## RECORDED INFORMATION:
>>>>>
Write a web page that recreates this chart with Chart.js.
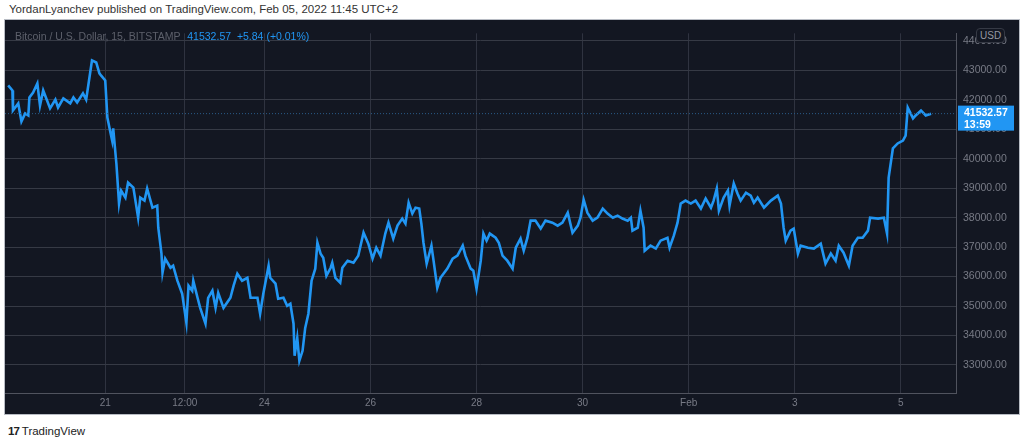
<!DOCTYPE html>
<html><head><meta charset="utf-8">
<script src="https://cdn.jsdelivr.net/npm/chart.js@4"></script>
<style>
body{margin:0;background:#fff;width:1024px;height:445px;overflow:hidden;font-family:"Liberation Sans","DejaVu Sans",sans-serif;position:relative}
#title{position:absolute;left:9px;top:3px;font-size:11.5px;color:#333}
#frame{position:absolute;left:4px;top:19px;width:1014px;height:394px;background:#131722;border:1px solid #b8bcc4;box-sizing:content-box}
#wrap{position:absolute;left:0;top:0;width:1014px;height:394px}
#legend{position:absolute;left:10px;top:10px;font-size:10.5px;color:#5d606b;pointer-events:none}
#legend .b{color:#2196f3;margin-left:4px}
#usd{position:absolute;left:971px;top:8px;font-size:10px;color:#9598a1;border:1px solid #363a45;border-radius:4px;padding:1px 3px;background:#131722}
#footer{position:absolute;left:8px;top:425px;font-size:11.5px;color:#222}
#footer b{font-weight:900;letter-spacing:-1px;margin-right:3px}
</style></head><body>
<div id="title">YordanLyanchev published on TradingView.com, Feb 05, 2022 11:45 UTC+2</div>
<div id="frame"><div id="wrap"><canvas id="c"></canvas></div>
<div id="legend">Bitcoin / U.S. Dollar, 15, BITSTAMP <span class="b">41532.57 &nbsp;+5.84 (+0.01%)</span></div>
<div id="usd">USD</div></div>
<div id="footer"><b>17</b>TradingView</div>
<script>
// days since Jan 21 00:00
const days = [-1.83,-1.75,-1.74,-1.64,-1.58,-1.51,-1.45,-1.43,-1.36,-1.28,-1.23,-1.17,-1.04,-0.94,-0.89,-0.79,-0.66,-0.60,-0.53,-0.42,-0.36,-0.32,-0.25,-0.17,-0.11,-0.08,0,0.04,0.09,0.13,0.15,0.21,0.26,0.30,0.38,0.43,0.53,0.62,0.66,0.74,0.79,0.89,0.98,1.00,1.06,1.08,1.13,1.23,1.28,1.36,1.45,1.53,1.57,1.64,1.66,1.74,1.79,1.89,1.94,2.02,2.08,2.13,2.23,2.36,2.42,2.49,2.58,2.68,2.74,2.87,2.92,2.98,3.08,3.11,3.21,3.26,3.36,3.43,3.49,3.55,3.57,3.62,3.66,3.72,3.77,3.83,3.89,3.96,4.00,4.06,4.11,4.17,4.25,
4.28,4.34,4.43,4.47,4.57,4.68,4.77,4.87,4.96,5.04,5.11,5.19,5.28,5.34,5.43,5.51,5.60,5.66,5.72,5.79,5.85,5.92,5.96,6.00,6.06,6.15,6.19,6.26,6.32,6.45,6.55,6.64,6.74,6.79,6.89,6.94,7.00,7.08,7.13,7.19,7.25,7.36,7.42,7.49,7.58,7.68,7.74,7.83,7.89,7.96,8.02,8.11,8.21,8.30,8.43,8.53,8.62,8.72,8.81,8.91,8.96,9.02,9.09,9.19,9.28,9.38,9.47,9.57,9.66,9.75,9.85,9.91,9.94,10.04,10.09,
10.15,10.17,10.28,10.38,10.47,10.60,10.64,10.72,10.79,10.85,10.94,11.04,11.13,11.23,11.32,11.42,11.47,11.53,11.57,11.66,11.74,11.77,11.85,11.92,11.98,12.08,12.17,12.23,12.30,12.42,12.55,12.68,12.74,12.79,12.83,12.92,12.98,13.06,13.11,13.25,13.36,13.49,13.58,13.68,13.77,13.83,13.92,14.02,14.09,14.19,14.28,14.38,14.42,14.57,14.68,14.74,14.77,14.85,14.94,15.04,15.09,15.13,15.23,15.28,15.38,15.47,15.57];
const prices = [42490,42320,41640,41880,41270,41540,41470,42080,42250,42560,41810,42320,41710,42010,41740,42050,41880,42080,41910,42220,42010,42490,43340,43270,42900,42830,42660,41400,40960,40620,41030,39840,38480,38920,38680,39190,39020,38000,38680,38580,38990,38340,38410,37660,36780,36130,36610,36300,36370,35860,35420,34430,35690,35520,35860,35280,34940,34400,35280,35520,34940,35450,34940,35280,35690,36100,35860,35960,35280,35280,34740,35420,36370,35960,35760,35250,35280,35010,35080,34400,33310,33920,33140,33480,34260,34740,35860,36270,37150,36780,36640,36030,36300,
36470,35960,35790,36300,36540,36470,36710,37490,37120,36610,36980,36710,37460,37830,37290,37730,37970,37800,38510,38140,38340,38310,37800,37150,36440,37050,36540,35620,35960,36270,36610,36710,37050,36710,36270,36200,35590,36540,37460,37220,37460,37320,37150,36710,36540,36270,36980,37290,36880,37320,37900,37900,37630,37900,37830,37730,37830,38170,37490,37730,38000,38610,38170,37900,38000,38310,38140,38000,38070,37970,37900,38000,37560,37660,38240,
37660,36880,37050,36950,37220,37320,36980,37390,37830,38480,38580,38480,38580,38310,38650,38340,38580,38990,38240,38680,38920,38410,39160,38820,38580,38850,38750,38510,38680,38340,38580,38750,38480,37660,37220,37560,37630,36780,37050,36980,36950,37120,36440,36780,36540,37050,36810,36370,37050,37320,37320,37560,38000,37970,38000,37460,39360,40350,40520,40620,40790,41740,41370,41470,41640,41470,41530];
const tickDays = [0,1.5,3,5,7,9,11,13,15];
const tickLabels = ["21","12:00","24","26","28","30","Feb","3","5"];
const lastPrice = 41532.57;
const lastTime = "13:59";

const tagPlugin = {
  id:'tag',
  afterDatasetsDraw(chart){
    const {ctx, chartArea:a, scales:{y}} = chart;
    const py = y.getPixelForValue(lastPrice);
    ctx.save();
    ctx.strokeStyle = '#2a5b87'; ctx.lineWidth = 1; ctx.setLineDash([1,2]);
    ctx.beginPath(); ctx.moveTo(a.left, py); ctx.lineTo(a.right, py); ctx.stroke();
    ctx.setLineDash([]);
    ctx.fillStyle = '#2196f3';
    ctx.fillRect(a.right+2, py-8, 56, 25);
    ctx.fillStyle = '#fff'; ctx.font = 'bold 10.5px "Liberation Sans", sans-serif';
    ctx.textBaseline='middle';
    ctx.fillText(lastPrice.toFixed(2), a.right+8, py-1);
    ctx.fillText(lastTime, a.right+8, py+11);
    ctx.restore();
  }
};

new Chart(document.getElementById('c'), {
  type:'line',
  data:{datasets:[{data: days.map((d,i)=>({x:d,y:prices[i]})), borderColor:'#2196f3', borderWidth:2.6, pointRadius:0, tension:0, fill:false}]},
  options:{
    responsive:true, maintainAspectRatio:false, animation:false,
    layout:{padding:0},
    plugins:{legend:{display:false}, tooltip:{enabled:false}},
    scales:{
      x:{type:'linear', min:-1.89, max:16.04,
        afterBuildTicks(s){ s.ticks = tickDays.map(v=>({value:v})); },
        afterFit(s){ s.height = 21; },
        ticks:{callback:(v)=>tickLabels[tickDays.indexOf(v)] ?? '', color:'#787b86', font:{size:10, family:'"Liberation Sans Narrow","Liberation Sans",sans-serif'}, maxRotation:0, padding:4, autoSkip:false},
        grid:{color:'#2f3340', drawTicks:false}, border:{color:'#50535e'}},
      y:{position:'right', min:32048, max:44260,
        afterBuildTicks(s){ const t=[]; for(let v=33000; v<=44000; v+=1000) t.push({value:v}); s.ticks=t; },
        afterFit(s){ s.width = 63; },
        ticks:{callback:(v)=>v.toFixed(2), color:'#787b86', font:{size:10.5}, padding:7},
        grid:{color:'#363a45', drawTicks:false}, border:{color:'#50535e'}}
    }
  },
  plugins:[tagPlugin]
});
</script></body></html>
<<<<<
## REQUIREMENTS:
Return to the listing above and set it down exactly, leaving out its pictures.

## RESPONSE BELOW:
Write a web page that recreates this chart with Chart.js.
<!DOCTYPE html>
<html><head><meta charset="utf-8">
<script src="https://cdn.jsdelivr.net/npm/chart.js@4"></script>
<style>
body{margin:0;background:#fff;width:1024px;height:445px;overflow:hidden;font-family:"Liberation Sans","DejaVu Sans",sans-serif;position:relative}
#title{position:absolute;left:9px;top:3px;font-size:11.5px;color:#333}
#frame{position:absolute;left:4px;top:19px;width:1014px;height:394px;background:#131722;border:1px solid #b8bcc4;box-sizing:content-box}
#wrap{position:absolute;left:0;top:0;width:1014px;height:394px}
#legend{position:absolute;left:10px;top:10px;font-size:10.5px;color:#5d606b;pointer-events:none}
#legend .b{color:#2196f3;margin-left:4px}
#usd{position:absolute;left:971px;top:8px;font-size:10px;color:#9598a1;border:1px solid #363a45;border-radius:4px;padding:1px 3px;background:#131722}
#footer{position:absolute;left:8px;top:425px;font-size:11.5px;color:#222}
#footer b{font-weight:900;letter-spacing:-1px;margin-right:3px}
</style></head><body>
<div id="title">YordanLyanchev published on TradingView.com, Feb 05, 2022 11:45 UTC+2</div>
<div id="frame"><div id="wrap"><canvas id="c"></canvas></div>
<div id="legend">Bitcoin / U.S. Dollar, 15, BITSTAMP <span class="b">41532.57 &nbsp;+5.84 (+0.01%)</span></div>
<div id="usd">USD</div></div>
<div id="footer"><b>17</b>TradingView</div>
<script>
// days since Jan 21 00:00
const days = [-1.83,-1.75,-1.74,-1.64,-1.58,-1.51,-1.45,-1.43,-1.36,-1.28,-1.23,-1.17,-1.04,-0.94,-0.89,-0.79,-0.66,-0.60,-0.53,-0.42,-0.36,-0.32,-0.25,-0.17,-0.11,-0.08,0,0.04,0.09,0.13,0.15,0.21,0.26,0.30,0.38,0.43,0.53,0.62,0.66,0.74,0.79,0.89,0.98,1.00,1.06,1.08,1.13,1.23,1.28,1.36,1.45,1.53,1.57,1.64,1.66,1.74,1.79,1.89,1.94,2.02,2.08,2.13,2.23,2.36,2.42,2.49,2.58,2.68,2.74,2.87,2.92,2.98,3.08,3.11,3.21,3.26,3.36,3.43,3.49,3.55,3.57,3.62,3.66,3.72,3.77,3.83,3.89,3.96,4.00,4.06,4.11,4.17,4.25,
4.28,4.34,4.43,4.47,4.57,4.68,4.77,4.87,4.96,5.04,5.11,5.19,5.28,5.34,5.43,5.51,5.60,5.66,5.72,5.79,5.85,5.92,5.96,6.00,6.06,6.15,6.19,6.26,6.32,6.45,6.55,6.64,6.74,6.79,6.89,6.94,7.00,7.08,7.13,7.19,7.25,7.36,7.42,7.49,7.58,7.68,7.74,7.83,7.89,7.96,8.02,8.11,8.21,8.30,8.43,8.53,8.62,8.72,8.81,8.91,8.96,9.02,9.09,9.19,9.28,9.38,9.47,9.57,9.66,9.75,9.85,9.91,9.94,10.04,10.09,
10.15,10.17,10.28,10.38,10.47,10.60,10.64,10.72,10.79,10.85,10.94,11.04,11.13,11.23,11.32,11.42,11.47,11.53,11.57,11.66,11.74,11.77,11.85,11.92,11.98,12.08,12.17,12.23,12.30,12.42,12.55,12.68,12.74,12.79,12.83,12.92,12.98,13.06,13.11,13.25,13.36,13.49,13.58,13.68,13.77,13.83,13.92,14.02,14.09,14.19,14.28,14.38,14.42,14.57,14.68,14.74,14.77,14.85,14.94,15.04,15.09,15.13,15.23,15.28,15.38,15.47,15.57];
const prices = [42490,42320,41640,41880,41270,41540,41470,42080,42250,42560,41810,42320,41710,42010,41740,42050,41880,42080,41910,42220,42010,42490,43340,43270,42900,42830,42660,41400,40960,40620,41030,39840,38480,38920,38680,39190,39020,38000,38680,38580,38990,38340,38410,37660,36780,36130,36610,36300,36370,35860,35420,34430,35690,35520,35860,35280,34940,34400,35280,35520,34940,35450,34940,35280,35690,36100,35860,35960,35280,35280,34740,35420,36370,35960,35760,35250,35280,35010,35080,34400,33310,33920,33140,33480,34260,34740,35860,36270,37150,36780,36640,36030,36300,
36470,35960,35790,36300,36540,36470,36710,37490,37120,36610,36980,36710,37460,37830,37290,37730,37970,37800,38510,38140,38340,38310,37800,37150,36440,37050,36540,35620,35960,36270,36610,36710,37050,36710,36270,36200,35590,36540,37460,37220,37460,37320,37150,36710,36540,36270,36980,37290,36880,37320,37900,37900,37630,37900,37830,37730,37830,38170,37490,37730,38000,38610,38170,37900,38000,38310,38140,38000,38070,37970,37900,38000,37560,37660,38240,
37660,36880,37050,36950,37220,37320,36980,37390,37830,38480,38580,38480,38580,38310,38650,38340,38580,38990,38240,38680,38920,38410,39160,38820,38580,38850,38750,38510,38680,38340,38580,38750,38480,37660,37220,37560,37630,36780,37050,36980,36950,37120,36440,36780,36540,37050,36810,36370,37050,37320,37320,37560,38000,37970,38000,37460,39360,40350,40520,40620,40790,41740,41370,41470,41640,41470,41530];
const tickDays = [0,1.5,3,5,7,9,11,13,15];
const tickLabels = ["21","12:00","24","26","28","30","Feb","3","5"];
const lastPrice = 41532.57;
const lastTime = "13:59";

const tagPlugin = {
  id:'tag',
  afterDatasetsDraw(chart){
    const {ctx, chartArea:a, scales:{y}} = chart;
    const py = y.getPixelForValue(lastPrice);
    ctx.save();
    ctx.strokeStyle = '#2a5b87'; ctx.lineWidth = 1; ctx.setLineDash([1,2]);
    ctx.beginPath(); ctx.moveTo(a.left, py); ctx.lineTo(a.right, py); ctx.stroke();
    ctx.setLineDash([]);
    ctx.fillStyle = '#2196f3';
    ctx.fillRect(a.right+2, py-8, 56, 25);
    ctx.fillStyle = '#fff'; ctx.font = 'bold 10.5px "Liberation Sans", sans-serif';
    ctx.textBaseline='middle';
    ctx.fillText(lastPrice.toFixed(2), a.right+8, py-1);
    ctx.fillText(lastTime, a.right+8, py+11);
    ctx.restore();
  }
};

new Chart(document.getElementById('c'), {
  type:'line',
  data:{datasets:[{data: days.map((d,i)=>({x:d,y:prices[i]})), borderColor:'#2196f3', borderWidth:2.6, pointRadius:0, tension:0, fill:false}]},
  options:{
    responsive:true, maintainAspectRatio:false, animation:false,
    layout:{padding:0},
    plugins:{legend:{display:false}, tooltip:{enabled:false}},
    scales:{
      x:{type:'linear', min:-1.89, max:16.04,
        afterBuildTicks(s){ s.ticks = tickDays.map(v=>({value:v})); },
        afterFit(s){ s.height = 21; },
        ticks:{callback:(v)=>tickLabels[tickDays.indexOf(v)] ?? '', color:'#787b86', font:{size:10, family:'"Liberation Sans Narrow","Liberation Sans",sans-serif'}, maxRotation:0, padding:4, autoSkip:false},
        grid:{color:'#2f3340', drawTicks:false}, border:{color:'#50535e'}},
      y:{position:'right', min:32048, max:44260,
        afterBuildTicks(s){ const t=[]; for(let v=33000; v<=44000; v+=1000) t.push({value:v}); s.ticks=t; },
        afterFit(s){ s.width = 63; },
        ticks:{callback:(v)=>v.toFixed(2), color:'#787b86', font:{size:10.5}, padding:7},
        grid:{color:'#363a45', drawTicks:false}, border:{color:'#50535e'}}
    }
  },
  plugins:[tagPlugin]
});
</script></body></html>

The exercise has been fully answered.